Она проводила его до самой калитки и долго глядела вслед.

ГЛАВА ПЯТАЯ

Что день будет жаркий, Горохов почувствовал сразу, выйдя на улицу. Странно было, что вполне городская эта магистраль с автобусами и трамваем располагалась в такой близости от чудом уцелевшего квартала со старыми домиками и садами. И так же странно было думать, что если спуститься вниз, напрямки, через новые улицы с новыми, слишком одинаковыми снаружи домами, можно увидеть Волгу, всегда прекрасную, всегда величественную - что бы ни делалось, что бы ни возводилось на ее берегах.

Горохову нравилось это переплетение старого с новым, но если б его спросили, что же все-таки ему более дорого, он, наверно, отдал бы предпочтение новому. Домик с садом он любил: там жила мать; о Волге же лишь вспоминал. Он любил плавать и яхту любил, а на другом, лесистом берегу не был уже лет пять.
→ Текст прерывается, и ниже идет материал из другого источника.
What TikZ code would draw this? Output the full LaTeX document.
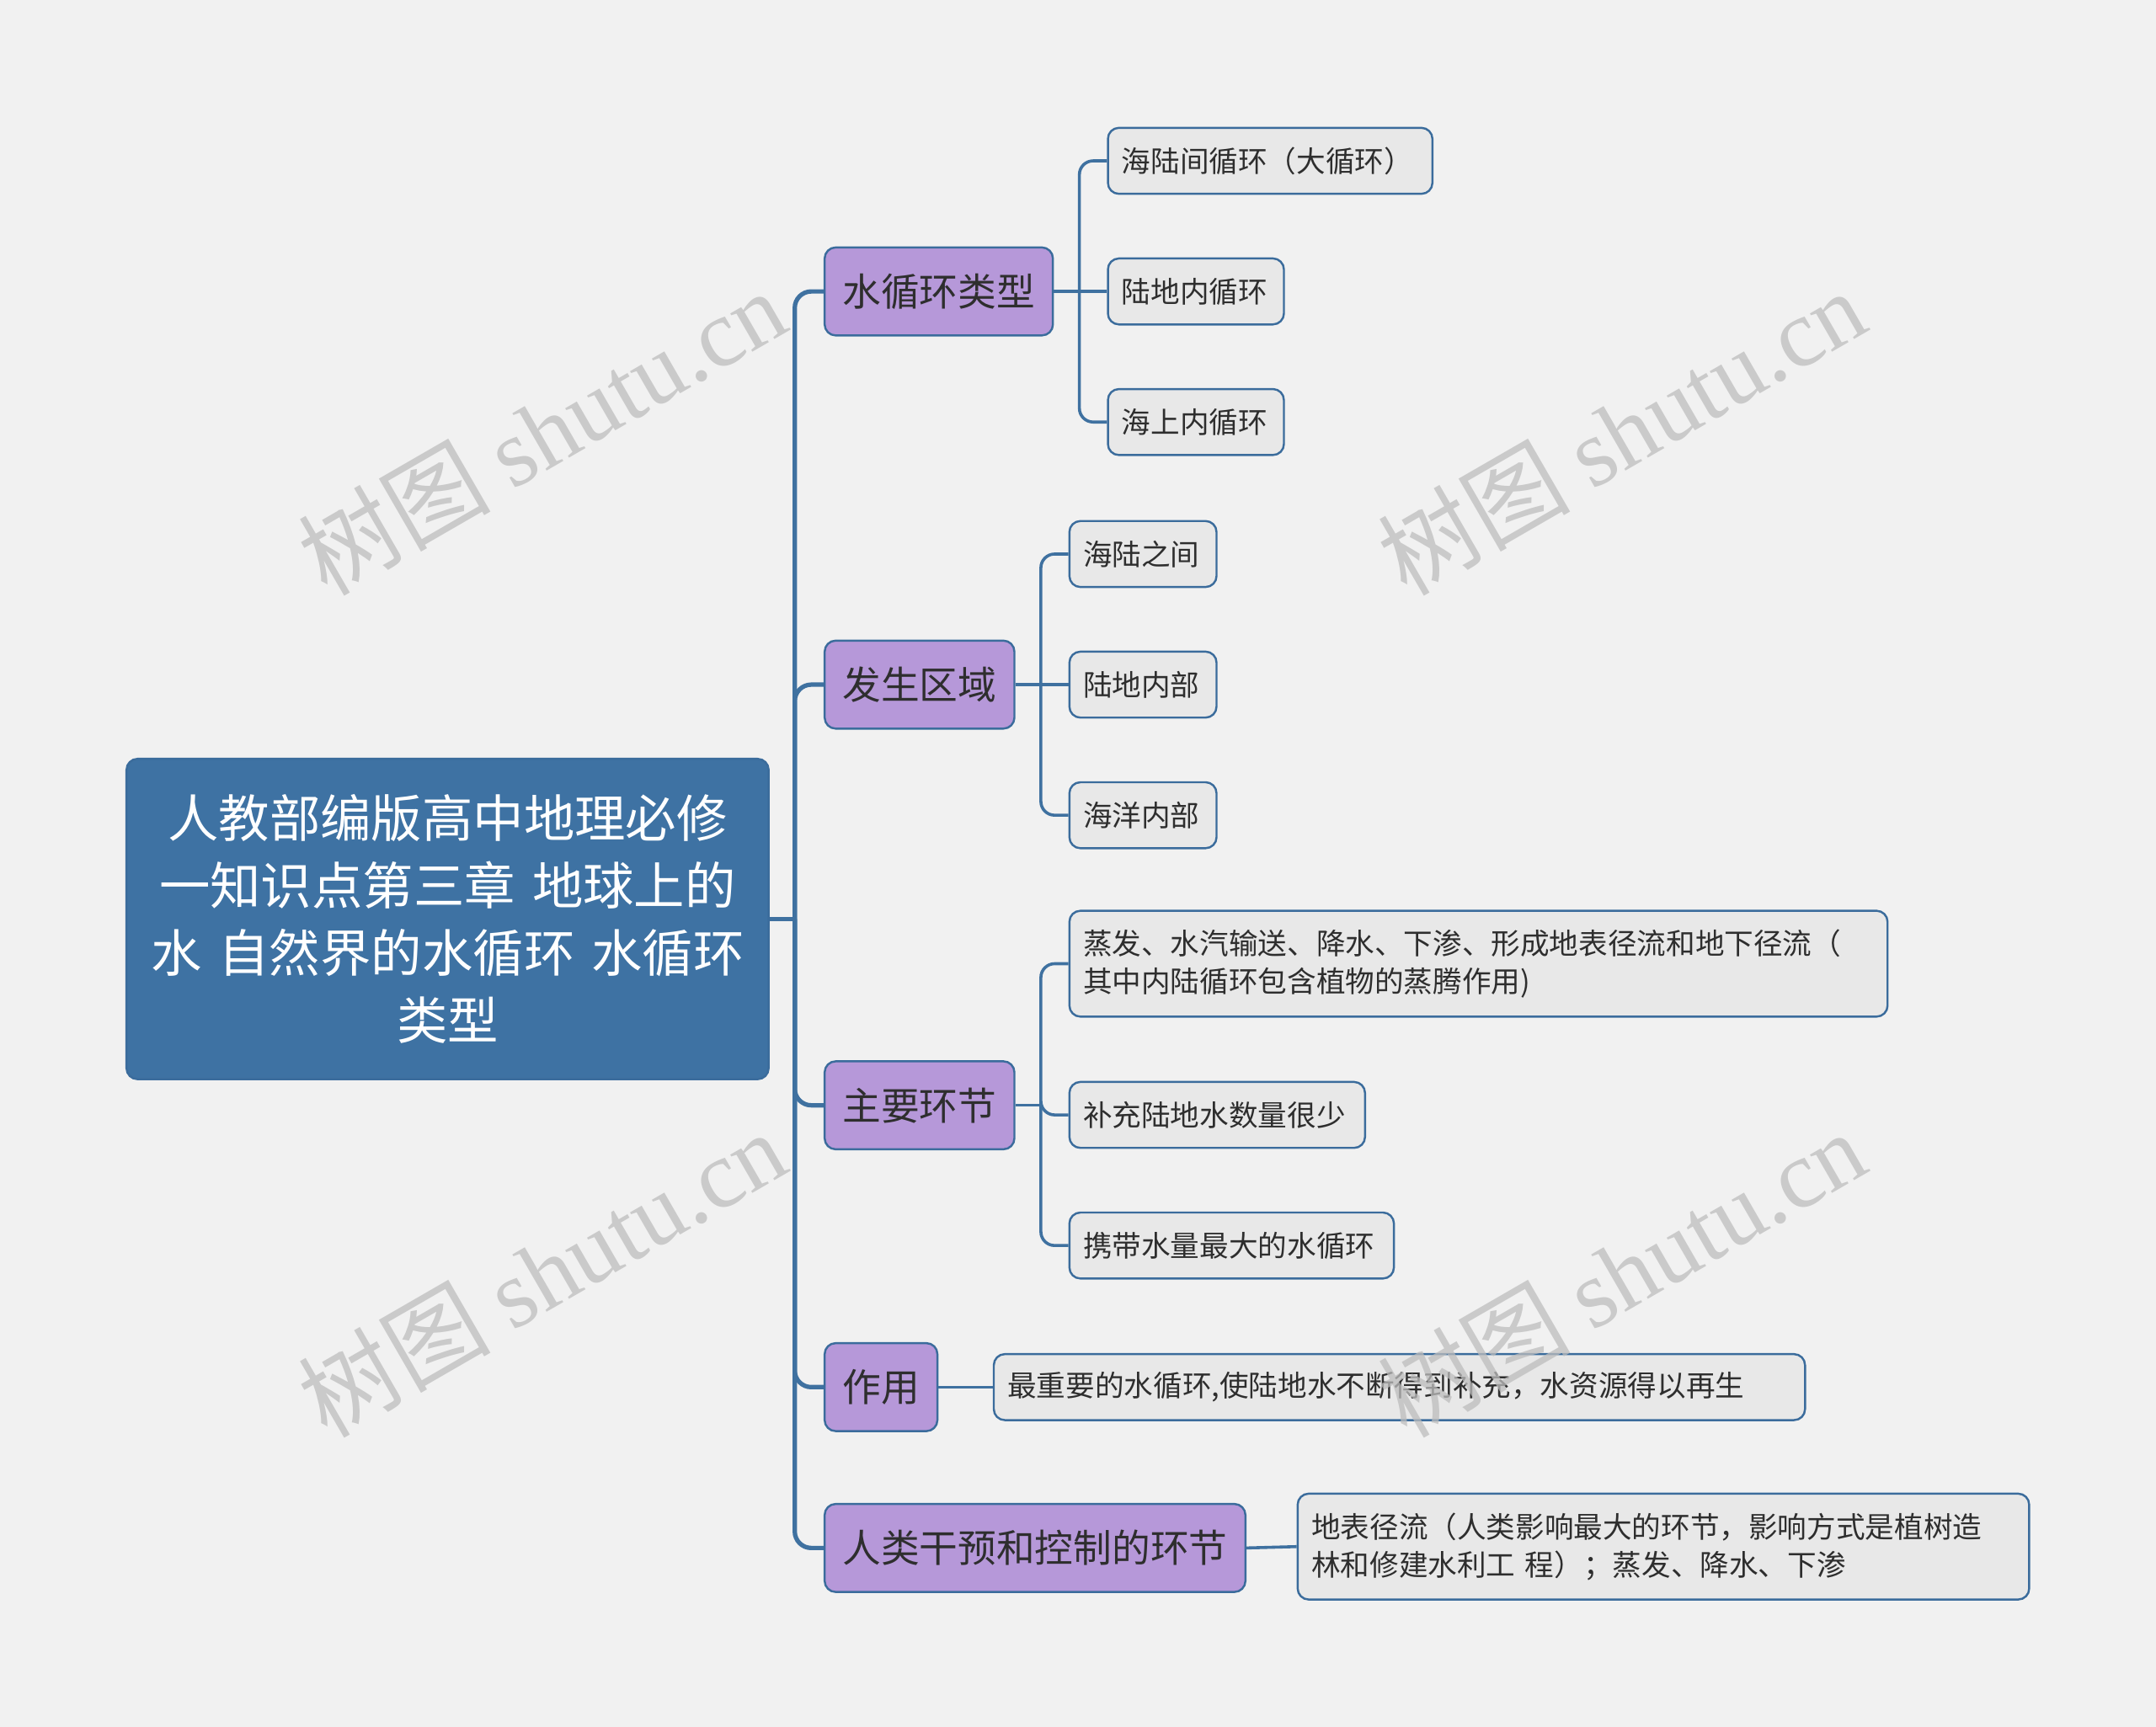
\documentclass[tikz,border=0pt]{standalone}
\usepackage{fontspec}
\setmainfont{Noto Sans CJK SC}
\newfontfamily\wmserif{Liberation Serif}
\usetikzlibrary{positioning}
\definecolor{bgcol}{HTML}{F1F1F1}
\definecolor{rootcol}{HTML}{3E72A3}
\definecolor{bordercol}{HTML}{3B6C9C}
\definecolor{linecol}{HTML}{3F71A0}
\definecolor{purplecol}{HTML}{B698D9}
\definecolor{leafcol}{HTML}{E8E8E8}
\definecolor{txtcol}{HTML}{2E2E2E}
\definecolor{wmcol}{HTML}{BDBDBD}
\tikzset{
  rootbox/.style={draw=bordercol, fill=rootcol, text=white, line width=0.75pt,
    rounded corners=4pt, inner xsep=3.75pt, inner ysep=0pt, text width=226pt,
    minimum height=116.5pt, align=center,
    font=\fontsize{18.5}{24.5}\selectfont},
  mainbox/.style={draw=bordercol, fill=purplecol, text=txtcol, line width=0.75pt,
    rounded corners=4pt, inner xsep=6.5pt, inner ysep=0pt, minimum height=32pt,
    anchor=west, font=\fontsize{14}{17}\selectfont},
  leafbox/.style={draw=bordercol, fill=leafcol, text=txtcol, line width=0.75pt,
    rounded corners=4pt, inner xsep=5pt, inner ysep=0pt, minimum height=24pt,
    anchor=west, align=left, font=\fontsize{10.6}{13.75}\selectfont},
  trunkline/.style={draw=linecol, line width=1.6pt, rounded corners=6pt},
  branchline/.style={draw=linecol, line width=1.1pt, rounded corners=5pt},
  wmark/.style={text=wmcol, opacity=0.75, rotate=30, inner sep=0pt,
    font=\fontsize{35}{38}\selectfont}
}
\begin{document}
\begin{tikzpicture}[x=0.5pt, y=-0.5pt]
\fill[bgcol] (0,0) rectangle (1568,1256);
\useasboundingbox (0,0) rectangle (1568,1256);

% root
\node[rootbox] (root) at (325.5,668.5) {人教部编版高中地理必修\\一知识点第三章 地球上的\\水 自然界的水循环 水循环\\类型};

% level 1
\node[mainbox] (n1) at (599,212) {水循环类型};
\node[mainbox] (n2) at (599,498) {发生区域};
\node[mainbox] (n3) at (599,804) {主要环节};
\node[mainbox] (n4) at (599,1009) {作用};
\node[mainbox] (n5) at (599,1126) {人类干预和控制的环节};

% level 2
\node[leafbox, text width=108pt] (a1) at (805,117) {海陆间循环（大循环）};
\node[leafbox, text width=54pt] (a2) at (805,212) {陆地内循环};
\node[leafbox, text width=54pt] (a3) at (805,307) {海上内循环};

\node[leafbox, text width=43.5pt] (b1) at (777,403) {海陆之间};
\node[leafbox, text width=43.5pt] (b2) at (777,498) {陆地内部};
\node[leafbox, text width=43.5pt] (b3) at (777,593) {海洋内部};

\node[leafbox, text width=287.5pt, minimum height=38.5pt] (c1) at (777,701) {蒸发、水汽输送、降水、下渗、形成地表径流和地下径流（\\其中内陆循环包含植物的蒸腾作用)};
\node[leafbox, text width=97.5pt] (c2) at (777,811) {补充陆地水数量很少};
\node[leafbox, text width=108pt] (c3) at (777,906) {携带水量最大的水循环};

\node[leafbox, text width=285pt] (d1) at (722,1009) {最重要的水循环,使陆地水不断得到补充，水资源得以再生};

\node[leafbox, text width=256pt, minimum height=38.5pt] (e1) at (943,1125) {地表径流（人类影响最大的环节，影响方式是植树造\\林和修建水利工 程）；蒸发、降水、下渗};

% connectors
\coordinate (tj) at (578,668.5);
\draw[trunkline] (root.east) -- (tj);
\draw[trunkline] (tj) |- (n1.west);
\draw[trunkline] (tj) |- (n2.west);
\draw[trunkline] (tj) |- (n3.west);
\draw[trunkline] (tj) |- (n4.west);
\draw[trunkline] (tj) |- (n5.west);

\coordinate (j1) at (785,212);
\draw[branchline] (n1.east) -- (j1);
\draw[branchline] (j1) |- (a1.west);
\draw[branchline] (j1) -- (a2.west);
\draw[branchline] (j1) |- (a3.west);

\coordinate (j2) at (757,498);
\draw[branchline] (n2.east) -- (j2);
\draw[branchline] (j2) |- (b1.west);
\draw[branchline] (j2) -- (b2.west);
\draw[branchline] (j2) |- (b3.west);

\coordinate (j3) at (757,804);
\draw[branchline] (n3.east) -- (j3);
\draw[branchline] (j3) |- (c1.west);
\draw[branchline] (j3) |- (c2.west);
\draw[branchline] (j3) |- (c3.west);

\draw[branchline] (n4.east) -- (d1.west);
\draw[branchline] (n5.east) -- (e1.west);

% watermarks
\node[wmark] (w1) at (394,314) {树图 {\wmserif shutu.cn}};
\node[wmark] (w2) at (1179,314) {树图 {\wmserif shutu.cn}};
\node[wmark] (w3) at (394,926) {树图 {\wmserif shutu.cn}};
\node[wmark] (w4) at (1179,926) {树图 {\wmserif shutu.cn}};
\end{tikzpicture}
\end{document}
Времени не хватало.

Коренной волгарь, в раннем детстве подчас засыпавший на берегу, он говорил: "Я - урбанист". Да так оно и было. Ему нравился городской уклад жизни, городской пейзаж, городские девушки - вот как та, к примеру, которая идет сейчас перед ним: тоненькая, длинноногая, в коротком платье…

Девушка тоже, очевидно, направлялась к трамвайной остановке. Каблучки ее бойко постукивали по твердому асфальту. Еще неделя такого тепла - и на асфальте от этих каблучков-шпилек появятся оспины.

Он чуть замедлил шаг, разглядывая девушку. Бедрышки могли бы быть и повыше, но, в общем, ничего, очень даже ничего! Нынешние платья, слава богу, позволяют судить об этом почти безошибочно. "Ей лет двадцать, не больше, - прикинул Горохов. - В трамвае наверняка достанет из своей плетеной сумочки учебник и начнет зубрить".

Быстро обогнав девушку, он обернулся. Действительно мила. Круглое личико с ямочками на щеках и чуть раздвоенным подбородком, огромные серые глаза. Пожалуй, портил только несколько длинноватый, с горбинкой, нос.

Федор опять пропустил ее вперед.

Подошел трамвай. Заняв место на заднем сиденье, девушка вынула книгу и, ни на кого не обращая внимания, принялась читать. Что читать? Учебник по терапии!